A year earlier, Rev. Charles Holmes Scott and his associates had purchased 1,068 acres of prime land for $618 an acre on which to build the country’s “greatest Chautauqua site” in Temescal Canyon—and an adjacent residential community based on Christian ideals and dedicated to peace, in the aftermath of World War I. The Methodist then sold 1,000 Founders’ Certificates, which allowed the purchaser to choose a lot and build a house.
At that time, the Palisades mesas were mostly devoted to raising cattle and growing fields of hay, lima beans, and peas. A subdivision plan was drawn up and by the end of 2021, a checkerboard of roads had been scraped out north of Beverly Boulevard (now Sunset), east of Temescal Canyon.
The lots in Founders Tract 1 were kept small and the streets narrow to create reasonably priced housing for retired missionaries and clergymen, widows, and other Christian folks of modest means. South of Beverly (Founders Tract II), the layout was more spacious, with wider streets, larger lots, and less regular terrain stretching down to the Via Bluffs.
By 9 a.m. on January 14, 1922, Rev. Scott later wrote, “the people began to arrive, and by ten-thirty the mesa was dotted with groups of Founders and members of their families, selecting first, second, and third choices among the lots which had been staked out of by surveyors.”
Selection continued until early afternoon when everyone gathered under the oaks in Temescal Canyon and Rev. Scott’s daughter, Martha, drew the lucky slips and the winners were announced.
Development moved rapidly from that point on, and by July the Founders were ready to hold a two-week Chautauqua Assembly, welcoming visitors with a new auditorium, cafeteria (still in use today), outdoor amphitheater, 35 small cabins, and some 200 tent frames. The cultural highlight was a performance by the world’s greatest contralto, Ernestine Schumann-Heink.

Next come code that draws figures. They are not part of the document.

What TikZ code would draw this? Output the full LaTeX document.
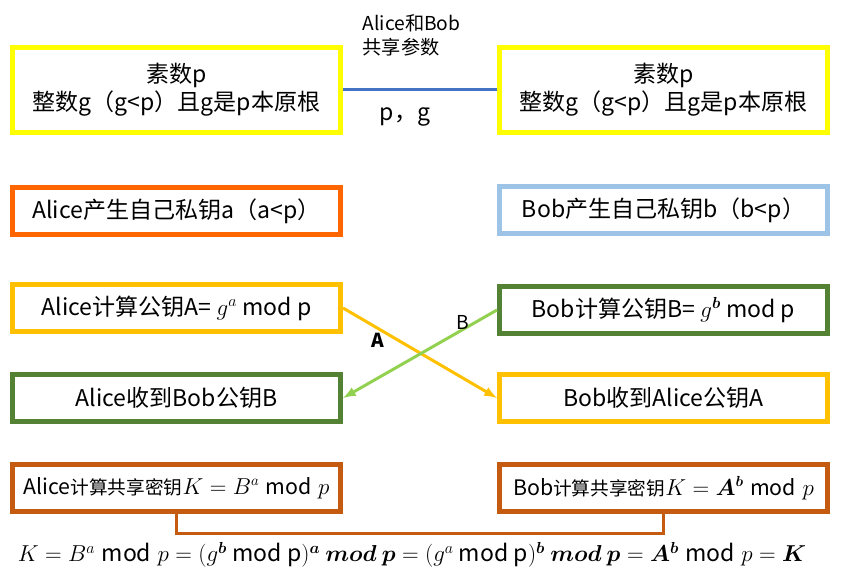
\documentclass[tikz,border=0pt]{standalone}
\usepackage{amsmath}
\usepackage{fontspec}
\setmainfont{Noto Sans CJK SC}
\usepackage{tikz}
\definecolor{keyyellow}{HTML}{FFFF00}
\definecolor{keyorange}{HTML}{FF6600}
\definecolor{keyblue}{HTML}{9DC3E6}
\definecolor{keygold}{HTML}{FFC000}
\definecolor{keygreen}{HTML}{548235}
\definecolor{keybrown}{HTML}{C55A11}
\definecolor{lineblue}{HTML}{4472C4}
\definecolor{linegreen}{HTML}{92D050}

\begin{document}
\begin{tikzpicture}[x=0.75pt,y=0.75pt,yscale=-1,xscale=1,
        keybox/.style={draw=#1,line width=3.75pt,minimum width=246pt,minimum height=35pt,inner sep=0pt,align=center,font=\fontsize{17.28}{21}\selectfont},
        send/.style={line width=2.25pt,-latex}]
        \useasboundingbox (0,0) rectangle (854,577);
        \draw [keybrown, line width=2.25pt] (176.5,511) -- (176.5,533) -- (663.5,533) -- (663.5,511);
        \node [keybox=keyyellow, minimum height=64pt] (a1) at (176.5,90) {素数p\\整数g（g<p）且g是p本原根};
        \node [keybox=keyyellow, minimum height=64pt] (b1) at (663.5,90) {素数p\\整数g（g<p）且g是p本原根};
        \node [keybox=keyorange] (a2) at (176.5,211) {Alice产生自己私钥a（a<p）};
        \node [keybox=keyblue] (b2) at (663.5,210) {Bob产生自己私钥b（b<p）};
        \node [keybox=keygold] (a3) at (176.5,308) {Alice计算公钥A= $g^a$ mod p};
        \node [keybox=keygreen] (b3) at (663.5,310) {Bob计算公钥B= $g^{\boldsymbol b}$ mod p};
        \node [keybox=keygreen] (a4) at (176.5,398) {Alice收到Bob公钥B};
        \node [keybox=keygold] (b4) at (663.5,398) {Bob收到Alice公钥A};
        \node [keybox=keybrown, font=\fontsize{16}{19}\selectfont] (a5) at (176.5,488) {Alice{\fontsize{14}{17}\selectfont 计算共享密钥}$K = B^a \bmod p$};
        \node [keybox=keybrown, font=\fontsize{16}{19}\selectfont] (b5) at (663.5,488) {Bob{\fontsize{14}{17}\selectfont 计算共享密钥}$K = \boldsymbol{A^b} \bmod p$};
        \draw [lineblue, line width=2.25pt] (a1.east) -- (b1.west);
        \draw [send, keygold] (a3.east) -- (b4.west);
        \draw [send, linegreen] (b3.west) -- (a4.east);
        \node [anchor=north west, align=left, font=\fontsize{14.4}{18}\selectfont] (share) at (358,10) {Alice和Bob\\共享参数};
        \node [font=\fontsize{17.28}{21}\selectfont] (pg) at (405,117) {p，g};
        \node [font=\fontsize{14.4}{17}\selectfont\bfseries] (lblA) at (378,340) {A};
        \node [font=\fontsize{14.4}{17}\selectfont] (lblB) at (463,322) {B};
        \node [font=\fontsize{17.28}{21}\selectfont] (proof) at (412,555) {$K = B^a \bmod p = (g^{\boldsymbol b}\ \text{mod p})^{\boldsymbol a}\ \boldsymbol{mod\ p} = (g^a\ \text{mod p})^{\boldsymbol b}\ \boldsymbol{mod\ p} = \boldsymbol{A^b} \bmod p = \boldsymbol K$};
    \end{tikzpicture}
\end{document}
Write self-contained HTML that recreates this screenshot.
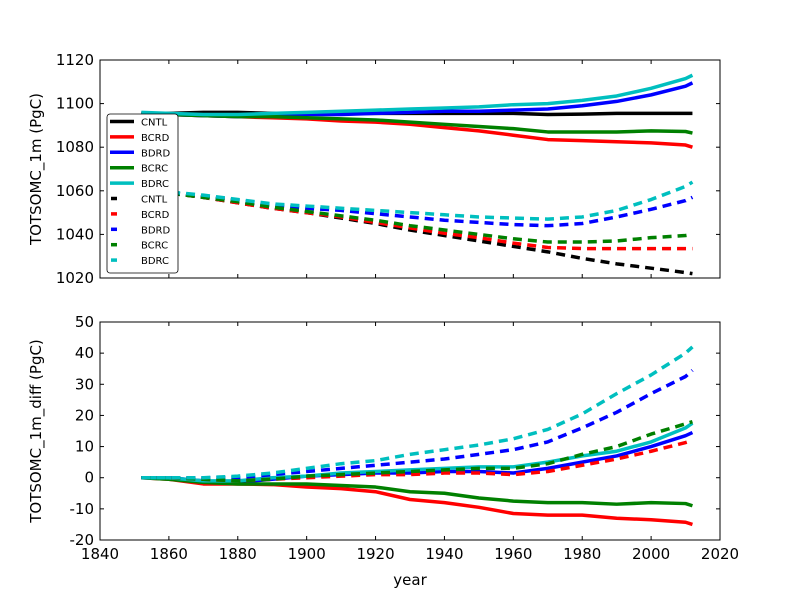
<!DOCTYPE html>
<html><head><meta charset="utf-8"><style>
body{margin:0;background:#fff}
text{font-family:"DejaVu Sans","Liberation Sans",sans-serif}
</style></head><body>
<svg id="fig" width="800" height="600" xmlns="http://www.w3.org/2000/svg"></svg>
<script>
const years=[1852,1860,1870,1880,1890,1900,1910,1920,1930,1940,1950,1960,1970,1980,1990,2000,2010,2012];
const names=["CNTL","BCRD","BDRD","BCRC","BDRC"];
const colors=["#000","#f00","#00f","#008000","#00bfbf"];
const topSolid=[
[1095.5,1095.5,1096,1096,1095.5,1095.5,1095.5,1095.5,1095.5,1095.5,1095.5,1095.5,1095,1095.2,1095.5,1095.5,1095.5,1095.5],
[1095.5,1095,1094.5,1094,1093.5,1093,1092,1091.5,1090.5,1089,1087.5,1085.5,1083.5,1083,1082.5,1082,1081,1080],
[1095.5,1095,1094.5,1094,1094.5,1095,1095,1095.5,1096,1096.5,1096.5,1097,1097.5,1099,1101,1104,1108,1109.5],
[1095.5,1095,1094.5,1094,1094,1093.5,1093,1092.5,1091.5,1090.5,1089.5,1088.5,1087,1087,1087,1087.5,1087.2,1086.5],
[1096,1095.5,1095,1095,1095.5,1096,1096.5,1097,1097.5,1098,1098.5,1099.5,1100,1101.5,1103.5,1107,1111.5,1113]];
const topDashed=[
[1061,1059,1057,1054.5,1052,1050,1047.5,1045,1042,1039.5,1037,1034.5,1032,1029,1026.5,1024.5,1022.5,1022],
[1061,1059,1057,1054.5,1052,1050,1048,1045.5,1043,1040.5,1038.5,1036,1034,1033.5,1033.5,1033.5,1033.5,1033.5],
[1061,1059,1057.5,1055.5,1053.5,1052,1051,1049.5,1048,1046.5,1045.5,1044.5,1044,1045,1048,1051.5,1055.5,1057],
[1061,1059,1057,1055,1052.5,1050.5,1048.5,1046.5,1044,1042,1040,1038,1036.5,1036.5,1037,1038.5,1039.5,1040],
[1061,1059.5,1058,1056,1054,1053,1052,1051,1050,1049,1048,1047.5,1047,1048,1051,1056,1062,1064]];
const botSolid=[
null,
[0,-0.5,-2,-2,-2.2,-3,-3.5,-4.5,-7,-8,-9.5,-11.5,-12,-12,-13,-13.5,-14.3,-15],
[0,0,-1,-1.5,-0.5,0.5,1,1.5,1.5,2,2,1.5,3,5,7,10,13.5,14.5],
[0,-0.5,-1.5,-2,-2,-2,-2.5,-3,-4.5,-5,-6.5,-7.5,-8,-8,-8.5,-8,-8.3,-9],
[0,0,-1,-1,0,0.5,1.5,2,2.5,3,3.5,3.5,5,7,8.5,11.5,16,17.5]];
const botDashed=[
null,
[0,0,-0.5,-1,-0.5,0,0.5,1,1,1.5,1.5,1,2,4,6,8.5,11.3,12],
[0,0,0,0,1,2,3,4,5,6,7.5,9,11.5,16,21,27,32.5,34.5],
[0,0,-0.5,-1,-0.5,0.5,1,1.5,2,2.5,3,3,4.5,7.5,10,14,17.3,18],
[0,0,0,0.5,1.5,3,4.5,5.5,7.5,9,10.5,12.5,15.5,20.5,27,33,40,42]];
const xTicks=[1840,1860,1880,1900,1920,1940,1960,1980,2000,2020];
const topTicks=[1020,1040,1060,1080,1100,1120];
const botTicks=[-20,-10,0,10,20,30,40,50];

const svg=document.getElementById('fig');
const NS="http://www.w3.org/2000/svg";
function mk(tag,attrs,parent){const e=document.createElementNS(NS,tag);for(const k in attrs)e.setAttribute(k,attrs[k]);(parent||svg).appendChild(e);return e;}
const X0=100,X1=720;
const xs=v=>X0+(v-1840)/(2020-1840)*(X1-X0);
function panel(name,top,bot,ymin,ymax,ticks,solid,dashed,ylabel){
  const ys=v=>bot-(v-ymin)/(ymax-ymin)*(bot-top);
  const g=mk('g',{});
  
  
  const clip=mk('clipPath',{id:name+'-clip'},g);mk('rect',{x:X0,y:top,width:X1-X0,height:bot-top},clip);
  const lg=mk('g',{'clip-path':'url(#'+name+'-clip)'},g);
  function line(arr,c,dash,nm){
    const p=mk('polyline',{points:arr.map((v,i)=>xs(years[i])+','+ys(v)).join(' '),fill:'none',stroke:c,'stroke-width':3.5,'stroke-linejoin':'round','stroke-dasharray':dash?'9,6':'none'},lg);
    
    
  }
  for(let i=0;i<5;i++) if(solid[i]) line(solid[i],colors[i],false,names[i].toLowerCase()+'-solid-line');
  for(let i=0;i<5;i++) if(dashed[i]) line(dashed[i],colors[i],true,names[i].toLowerCase()+'-dashed-line');
  mk('rect',{x:X0,y:top,width:X1-X0,height:bot-top,fill:'none',stroke:'#000','stroke-width':1},g);
  xTicks.forEach(t=>{const x=xs(t);mk('line',{x1:x,x2:x,y1:bot,y2:bot-4,stroke:'#000'},g);mk('line',{x1:x,x2:x,y1:top,y2:top+4,stroke:'#000'},g);});
  ticks.forEach(t=>{const y=ys(t);mk('line',{x1:X0,x2:X0+4,y1:y,y2:y,stroke:'#000'},g);mk('line',{x1:X1,x2:X1-4,y1:y,y2:y,stroke:'#000'},g);
    const tx=mk('text',{x:X0-6,y:y+5,'text-anchor':'end','font-size':15},g);tx.textContent=t;});
  const yl=mk('text',{x:0,y:0,transform:'translate(41,'+(top+bot)/2+') rotate(-90)','text-anchor':'middle','font-size':15},g);
  yl.textContent=ylabel;
  
  
  return g;
}
const g1=panel('top-panel',60,278,1020,1120,topTicks,topSolid,topDashed,'TOTSOMC_1m (PgC)');
const g2=panel('bottom-panel',322,540,-20,50,botTicks,botSolid,botDashed,'TOTSOMC_1m_diff (PgC)');
xTicks.forEach(t=>{const tx=mk('text',{x:xs(t),y:559,'text-anchor':'middle','font-size':15},g2);tx.textContent=t;});
const xl=mk('text',{x:410,y:585,'text-anchor':'middle','font-size':15});
xl.textContent='year';


const lg=mk('g',{});


mk('rect',{x:107,y:114,width:71,height:159,rx:3,fill:'#fff',stroke:'#000','stroke-width':0.8},lg);
for(let k=0;k<10;k++){
  const i=k%5,y=121.5+k*15.4;
  const e=mk('g',{},lg);
  
  
  if(k<5) mk('line',{x1:110,x2:134,y1:y,y2:y,stroke:colors[i],'stroke-width':3.5},e);
  else mk('line',{x1:111,x2:117,y1:y,y2:y,stroke:colors[i],'stroke-width':3.5},e);
  const t=mk('text',{x:141,y:y+4,'font-size':10},e);t.textContent=names[i];
}
</script>
</body></html>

By year’s end, the roads were graded, sidewalks and utilities installed, and homes were under construction. Down in Temescal Canyon, Carl Hoss opened a small grocery next to Leonard Warrell’s meat market, while Robert Norris moved up from Long Beach to start a plumbing business (and, in 1924, a hardware store).
Cliff Clearwater delivered the mail by horseback twice a day, and Robert Corr established the first gas station. His daughter Elizabeth was the first child born to local parents on July 4, 1922.
Meanwhile, the Methodists began organizing the town’s only church, which was initially named the Community Methodist Episcopal Church, and on December 24 of that historic year, the 77-member congregation was formally established.
(This article was adapted from “Pacific Palisades: Where the Mountains Meet the Sea,” by Betty Lou Young and her son Randy.)
Peace Hill Easter Celebration 1922
Looking down from the first Easter celebration on Peace Hill in 1922, we see Via de la Paz stretching from today’s Bestor Boulevard to the bluffs. The car raising dust is near Marquez Road (today’s Sunset Boulevard). Notice the beautiful, untamed Potrero Canyon (far left) and the equally wild Temescal Canyon (far right), bordered by Radcliffe Avenue on the east side.